### Objective
Pictures stay out of this copy, which runs from the first line of the material through the line containing "const yTickLabels = ['0', '2.0', '4.0', '6.0'];".

### Input
* * * *
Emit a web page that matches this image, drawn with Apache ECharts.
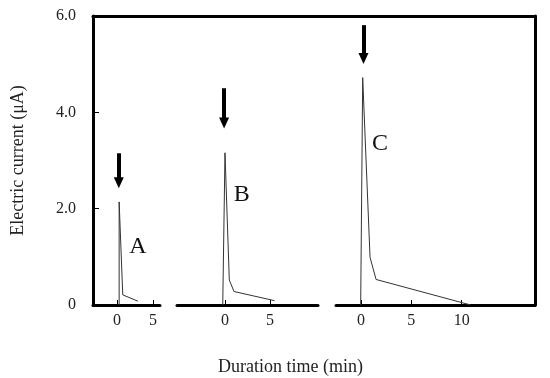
<!DOCTYPE html>
<html>
<head>
<meta charset="utf-8">
<script src="https://cdn.jsdelivr.net/npm/echarts@6/dist/echarts.min.js"></script>
<style>html,body{margin:0;padding:0;background:#fff}#c{width:550px;height:378px}</style>
</head>
<body>
<div id="c"></div>
<script>
// Data (time in min, current in µA)
const timeA = [0.3, 0.3, 0.8, 2.9];
const currentA = [0, 2.14, 0.21, 0.08];
const timeB = [-0.25, 0, 0.48, 1.0, 5.5];
const currentB = [0, 3.16, 0.52, 0.28, 0.09];
const timeC = [-0.03, 0.17, 0.9, 1.5, 10.9];
const currentC = [0, 4.72, 0.99, 0.53, 0];
const panelNames = ['A', 'B', 'C'];
const labelTime = [2.9, 1.86, 1.9];
const labelCurrent = [1.22, 2.3, 3.35];
const arrowTime = [0.25, -0.1, 0.25];
const arrowStart = [3.15, 4.5, 5.81];
const arrowEnd = [2.54, 3.78, 5.12];
const xTicksA = [0, 5];
const xTicksB = [0, 5];
const xTicksC = [0, 5, 10];
const yTicks = [0, 2, 4, 6];
const yTickLabels = ['0', '2.0', '4.0', '6.0'];

const FONT = 'Liberation Serif';
const times = [timeA, timeB, timeC];
const currents = [currentA, currentB, currentC];
const xTicks = [xTicksA, xTicksB, xTicksC];
const xRanges = [[-3.33, 5.97], [-5.33, 10.33], [-2.48, 17.28]];
const grids = [
  {left: 93, top: 16, width: 67, height: 289},
  {left: 177, top: 16, width: 141, height: 289},
  {left: 336, top: 16, width: 199, height: 289},
  {left: 93, top: 16, width: 442, height: 289}
];

const xAxis = [0, 1, 2].map(i => ({
  gridIndex: i, type: 'value', min: xRanges[i][0], max: xRanges[i][1],
  axisLine: {show: true, onZero: false, lineStyle: {color: '#000', width: 3}},
  axisTick: {show: true, inside: true, length: 5, customValues: xTicks[i], lineStyle: {color: '#000', width: 1}},
  axisLabel: {show: true, customValues: xTicks[i], margin: 8, color: '#222', fontFamily: FONT, fontSize: 16},
  splitLine: {show: false}
}));
xAxis.push({
  gridIndex: 3, type: 'value', position: 'top', min: 0, max: 1,
  axisLine: {show: true, onZero: false, lineStyle: {color: '#000', width: 3}},
  axisTick: {show: false}, axisLabel: {show: false}, splitLine: {show: false}
});

const yAxis = [{
  gridIndex: 0, type: 'value', min: 0, max: 6, interval: 2,
  name: 'Electric current (\u03bcA)', nameLocation: 'middle', nameGap: 66, nameRotate: 90,
  nameTextStyle: {color: '#222', fontFamily: FONT, fontSize: 18},
  axisLine: {show: true, onZero: false, lineStyle: {color: '#000', width: 3}},
  axisTick: {show: true, inside: true, length: 6, lineStyle: {color: '#000', width: 1}},
  axisLabel: {margin: 17, color: '#222', fontFamily: FONT, fontSize: 16,
    formatter: v => yTickLabels[yTicks.indexOf(v)]},
  splitLine: {show: false}
}];
[1, 2].forEach(i => yAxis.push({gridIndex: i, type: 'value', min: 0, max: 6, show: false}));
yAxis.push({
  gridIndex: 3, type: 'value', position: 'right', min: 0, max: 6,
  axisLine: {show: true, onZero: false, lineStyle: {color: '#000', width: 3}},
  axisTick: {show: false}, axisLabel: {show: false}, splitLine: {show: false}
});

const series = [0, 1, 2].map(i => ({
  type: 'line', xAxisIndex: i, yAxisIndex: i,
  data: times[i].map((t, k) => [t, currents[i][k]]),
  showSymbol: false, symbol: 'none',
  lineStyle: {color: '#333', width: 1},
  silent: true,
  markLine: {
    silent: true, animation: false,
    symbol: ['none', 'triangle'], symbolSize: [10, 11],
    label: {show: false},
    lineStyle: {color: '#000', width: 4, type: 'solid'},
    data: [[{coord: [arrowTime[i], arrowStart[i]]}, {coord: [arrowTime[i], arrowEnd[i]]}]]
  },
  markPoint: {
    silent: true, animation: false,
    symbol: 'circle', symbolSize: 0,
    label: {show: true, position: 'inside', formatter: panelNames[i], color: '#111', fontFamily: FONT, fontSize: 24},
    data: [{coord: [labelTime[i], labelCurrent[i]]}]
  }
}));

const chart = echarts.init(document.getElementById('c'), null, {renderer: 'canvas'});
chart.setOption({
  animation: false,
  backgroundColor: '#fff',
  title: {text: 'Duration time (min)', left: 213, top: 353,
    textStyle: {color: '#222', fontFamily: FONT, fontSize: 18, fontWeight: 'normal'}},
  grid: grids,
  xAxis: xAxis,
  yAxis: yAxis,
  series: series
});
</script>
</body>
</html>
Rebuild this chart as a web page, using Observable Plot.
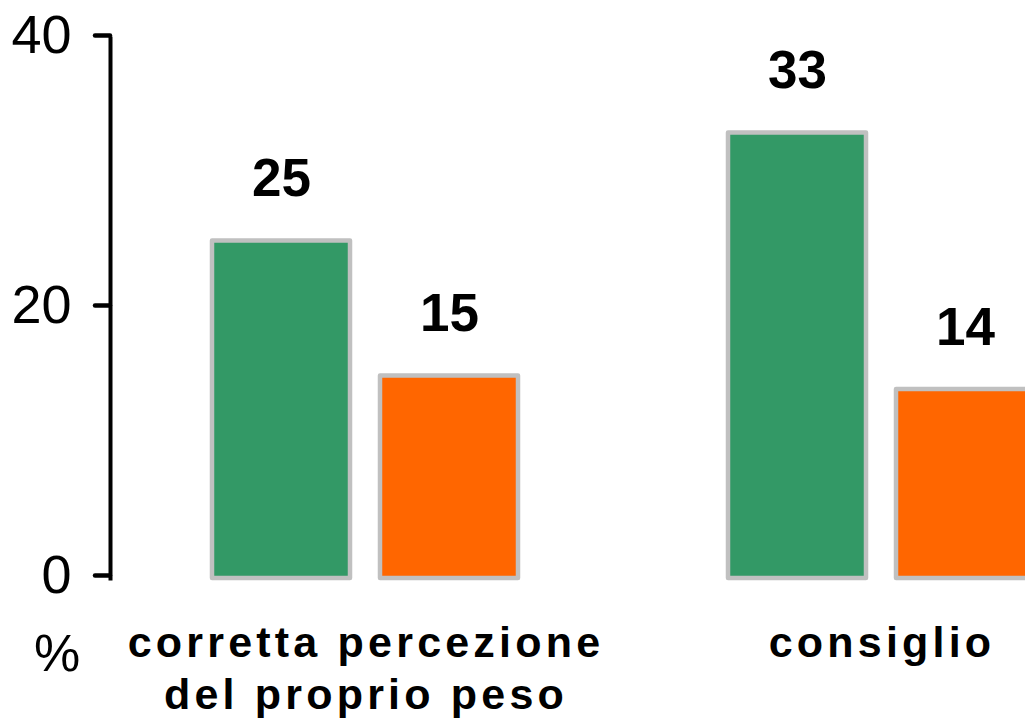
<!DOCTYPE html>
<html>
<head>
<meta charset="utf-8">
<script src="https://cdn.jsdelivr.net/npm/d3@7"></script>
<script src="https://cdn.jsdelivr.net/npm/@observablehq/plot@0.6"></script>
<style>
  html, body { margin: 0; padding: 0; background: #fff; overflow: hidden; }
  #chart { width: 1025px; height: 723px; overflow: hidden; }
  g[aria-description="cat"] text { letter-spacing: 4.2px; }
  g[aria-label="y-axis tick"] { stroke-width: 4.5px; stroke-linecap: round; }
  g[aria-label="y-axis tick"] path { stroke-width: 4.5px; stroke-linecap: round; }
</style>
</head>
<body>
<div id="chart"></div>
<script>
// ---- data ----
const categories = ["corretta percezione\ndel proprio peso", "consiglio"];
const seriesNames = ["serie 1", "serie 2"];
const series1Values = [25, 33];
const series2Values = [15, 14];
const yTicks = [0, 20, 40];
const unitLabel = ["%"];
const seriesColors = ["#339966", "#ff6600"];

const rows = [];
categories.forEach((c, i) => {
  rows.push({category: c, series: seriesNames[0], value: series1Values[i]});
  rows.push({category: c, series: seriesNames[1], value: series2Values[i]});
});

const font = "'Liberation Sans', Arial, sans-serif";

const chart = Plot.plot({
  width: 1140,
  height: 723,
  marginLeft: 110,
  marginRight: 3,
  marginTop: 38,
  marginBottom: 145,
  style: {fontFamily: font, maxWidth: "none", background: "white", color: "black"},
  fx: {domain: categories, paddingInner: 0.0097, paddingOuter: 0, axis: null},
  x: {domain: seriesNames, paddingInner: 0.1775, paddingOuter: 0.6006, axis: null},
  y: {domain: [0, 40], axis: null},
  color: {domain: seriesNames, range: seriesColors},
  marks: [
    Plot.barY(rows, {
      fx: "category", x: "series", y: "value",
      fill: "series", stroke: "#c0c0c0", strokeWidth: 4.5, strokeLinejoin: "round"
    }),
    Plot.text(rows, {
      fx: "category", x: "series", y: "value",
      text: d => String(d.value),
      lineAnchor: "bottom", dy: -45,
      fontSize: 53, fontWeight: "bold", fill: "black"
    }),
    Plot.frame({anchor: "left", facetAnchor: "left", stroke: "black", strokeWidth: 4}),
    Plot.axisY({
      ticks: yTicks, tickFormat: d => String(d), label: null,
      tickSize: 15, tickPadding: 24, fontSize: 54, dy: -3,
      stroke: "black", strokeWidth: 4.5, strokeLinecap: "round"
    }),
    Plot.text(categories, {
      fx: d => d, text: d => d,
      frameAnchor: "bottom", lineAnchor: "top", dy: 42, lineHeight: 1.2,
      fontSize: 43, fontWeight: "bold", fill: "black",
      ariaDescription: "cat"
    }),
    Plot.text(unitLabel, {
      fx: () => categories[0], text: d => d,
      frameAnchor: "bottom-left", lineAnchor: "bottom", textAnchor: "middle",
      dx: -53.5, dy: 92, fontSize: 52, fill: "black"
    })
  ]
});

document.getElementById("chart").appendChild(chart);
</script>
</body>
</html>
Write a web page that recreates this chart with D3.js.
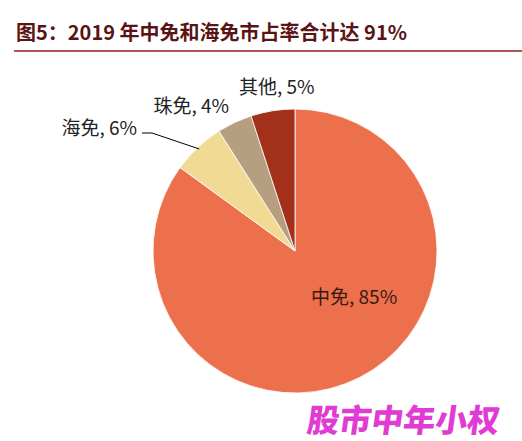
* * * *
### Solution to the exercise
Emit a web page that matches this image, drawn with Apache ECharts.
<!DOCTYPE html>
<html>
<head>
<meta charset="utf-8">
<script src="https://cdn.jsdelivr.net/npm/echarts@6/dist/echarts.min.js"></script>
<style>html,body{margin:0;padding:0;background:#fff}#c{width:550px;height:378px}</style>
</head>
<body>
<div id="c"></div>
<script>
// Data (time in min, current in µA)
const timeA = [0.3, 0.3, 0.8, 2.9];
const currentA = [0, 2.14, 0.21, 0.08];
const timeB = [-0.25, 0, 0.48, 1.0, 5.5];
const currentB = [0, 3.16, 0.52, 0.28, 0.09];
const timeC = [-0.03, 0.17, 0.9, 1.5, 10.9];
const currentC = [0, 4.72, 0.99, 0.53, 0];
const panelNames = ['A', 'B', 'C'];
const labelTime = [2.9, 1.86, 1.9];
const labelCurrent = [1.22, 2.3, 3.35];
const arrowTime = [0.25, -0.1, 0.25];
const arrowStart = [3.15, 4.5, 5.81];
const arrowEnd = [2.54, 3.78, 5.12];
const xTicksA = [0, 5];
const xTicksB = [0, 5];
const xTicksC = [0, 5, 10];
const yTicks = [0, 2, 4, 6];
const yTickLabels = ['0', '2.0', '4.0', '6.0'];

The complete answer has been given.